- _TASK REQUIREMENTS_: Emit the exact text of every line from the line with "Give me the matplotlib source for this chart." to the line with "import numpy as np", both ends included. No other output is expected.

- _PROVIDED MATERIAL_:
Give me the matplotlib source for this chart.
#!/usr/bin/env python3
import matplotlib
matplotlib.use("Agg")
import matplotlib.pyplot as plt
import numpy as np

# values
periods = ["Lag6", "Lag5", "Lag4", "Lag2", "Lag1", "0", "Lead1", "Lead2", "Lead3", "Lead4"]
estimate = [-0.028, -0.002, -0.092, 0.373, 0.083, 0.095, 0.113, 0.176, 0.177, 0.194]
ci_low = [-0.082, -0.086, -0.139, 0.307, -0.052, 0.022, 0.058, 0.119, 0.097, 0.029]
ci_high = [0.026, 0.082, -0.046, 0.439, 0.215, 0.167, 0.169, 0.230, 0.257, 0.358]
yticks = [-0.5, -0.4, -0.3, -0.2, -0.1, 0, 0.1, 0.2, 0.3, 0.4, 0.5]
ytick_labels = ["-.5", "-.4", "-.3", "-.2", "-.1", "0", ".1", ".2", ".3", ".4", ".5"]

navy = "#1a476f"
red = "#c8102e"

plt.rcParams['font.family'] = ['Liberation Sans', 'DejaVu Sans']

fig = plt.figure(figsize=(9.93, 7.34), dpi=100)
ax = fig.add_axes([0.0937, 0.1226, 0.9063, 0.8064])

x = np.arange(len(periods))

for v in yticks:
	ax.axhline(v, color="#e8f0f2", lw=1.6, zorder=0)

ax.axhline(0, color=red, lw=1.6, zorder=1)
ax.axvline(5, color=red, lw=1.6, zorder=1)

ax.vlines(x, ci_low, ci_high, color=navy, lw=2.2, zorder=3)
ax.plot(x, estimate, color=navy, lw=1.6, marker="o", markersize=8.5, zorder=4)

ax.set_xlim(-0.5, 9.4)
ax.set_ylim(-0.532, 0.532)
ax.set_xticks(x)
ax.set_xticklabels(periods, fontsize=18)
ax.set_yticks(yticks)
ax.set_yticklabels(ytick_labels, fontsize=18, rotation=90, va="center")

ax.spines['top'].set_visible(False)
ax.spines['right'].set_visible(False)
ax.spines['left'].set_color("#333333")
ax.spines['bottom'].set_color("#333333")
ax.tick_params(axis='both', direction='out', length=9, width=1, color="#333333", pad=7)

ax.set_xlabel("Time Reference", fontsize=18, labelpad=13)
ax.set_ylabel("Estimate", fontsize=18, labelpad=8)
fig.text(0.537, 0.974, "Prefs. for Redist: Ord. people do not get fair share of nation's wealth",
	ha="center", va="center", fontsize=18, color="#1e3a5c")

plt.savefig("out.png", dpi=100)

--

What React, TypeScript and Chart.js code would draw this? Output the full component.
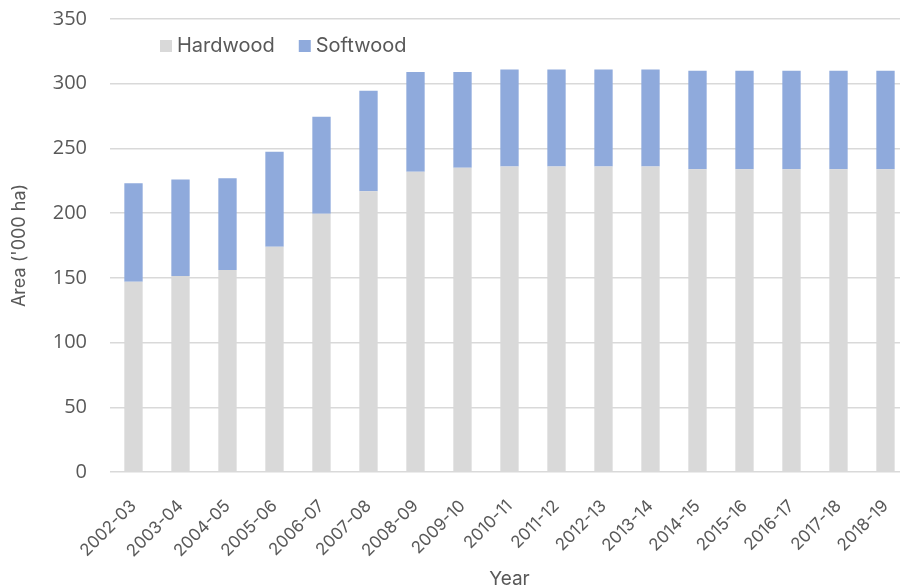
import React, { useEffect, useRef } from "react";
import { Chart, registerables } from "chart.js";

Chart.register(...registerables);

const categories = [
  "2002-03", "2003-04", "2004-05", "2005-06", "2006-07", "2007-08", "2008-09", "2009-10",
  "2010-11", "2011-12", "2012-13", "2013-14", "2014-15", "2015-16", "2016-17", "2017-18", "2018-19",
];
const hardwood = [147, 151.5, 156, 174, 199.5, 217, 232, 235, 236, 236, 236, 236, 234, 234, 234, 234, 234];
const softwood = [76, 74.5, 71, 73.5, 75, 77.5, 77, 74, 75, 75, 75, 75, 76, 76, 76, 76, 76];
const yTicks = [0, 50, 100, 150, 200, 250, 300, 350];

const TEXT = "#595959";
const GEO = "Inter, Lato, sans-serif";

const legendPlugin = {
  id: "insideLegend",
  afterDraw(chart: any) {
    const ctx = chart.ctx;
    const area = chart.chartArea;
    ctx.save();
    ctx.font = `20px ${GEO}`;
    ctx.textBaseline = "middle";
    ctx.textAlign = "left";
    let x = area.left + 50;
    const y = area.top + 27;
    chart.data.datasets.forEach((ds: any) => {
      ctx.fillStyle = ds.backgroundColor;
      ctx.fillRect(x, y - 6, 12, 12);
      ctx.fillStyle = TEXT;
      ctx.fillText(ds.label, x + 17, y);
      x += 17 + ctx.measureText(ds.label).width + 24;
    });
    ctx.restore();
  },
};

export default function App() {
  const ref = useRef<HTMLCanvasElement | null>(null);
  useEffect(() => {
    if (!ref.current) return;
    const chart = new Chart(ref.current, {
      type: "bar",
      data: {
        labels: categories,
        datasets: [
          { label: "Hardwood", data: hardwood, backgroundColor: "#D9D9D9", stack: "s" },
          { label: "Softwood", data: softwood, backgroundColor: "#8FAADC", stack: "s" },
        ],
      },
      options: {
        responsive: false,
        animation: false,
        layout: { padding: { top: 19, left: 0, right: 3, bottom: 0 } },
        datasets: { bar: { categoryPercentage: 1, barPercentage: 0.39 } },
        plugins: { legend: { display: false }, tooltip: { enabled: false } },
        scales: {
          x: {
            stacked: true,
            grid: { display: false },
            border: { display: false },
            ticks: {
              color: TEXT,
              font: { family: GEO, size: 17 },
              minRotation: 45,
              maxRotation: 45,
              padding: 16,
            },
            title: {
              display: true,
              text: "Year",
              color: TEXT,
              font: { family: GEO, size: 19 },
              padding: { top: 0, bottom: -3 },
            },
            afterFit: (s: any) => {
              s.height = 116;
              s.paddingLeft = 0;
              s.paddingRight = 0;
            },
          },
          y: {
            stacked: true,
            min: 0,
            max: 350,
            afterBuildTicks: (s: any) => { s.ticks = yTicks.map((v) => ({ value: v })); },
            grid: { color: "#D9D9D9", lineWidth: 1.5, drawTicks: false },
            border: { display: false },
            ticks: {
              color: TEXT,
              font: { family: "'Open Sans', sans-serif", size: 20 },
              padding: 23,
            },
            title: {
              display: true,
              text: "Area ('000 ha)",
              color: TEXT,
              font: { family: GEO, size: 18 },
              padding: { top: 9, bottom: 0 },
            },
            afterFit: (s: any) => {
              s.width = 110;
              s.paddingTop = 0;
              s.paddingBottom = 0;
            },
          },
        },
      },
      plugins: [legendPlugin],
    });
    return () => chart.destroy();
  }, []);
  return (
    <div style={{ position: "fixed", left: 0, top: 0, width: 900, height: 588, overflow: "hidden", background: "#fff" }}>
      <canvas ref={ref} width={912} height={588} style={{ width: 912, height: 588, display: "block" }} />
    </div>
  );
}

- _EXERCISE ANSWER_:
Give me the matplotlib source for this chart.
#!/usr/bin/env python3
import matplotlib
matplotlib.use("Agg")
import matplotlib.pyplot as plt
import numpy as np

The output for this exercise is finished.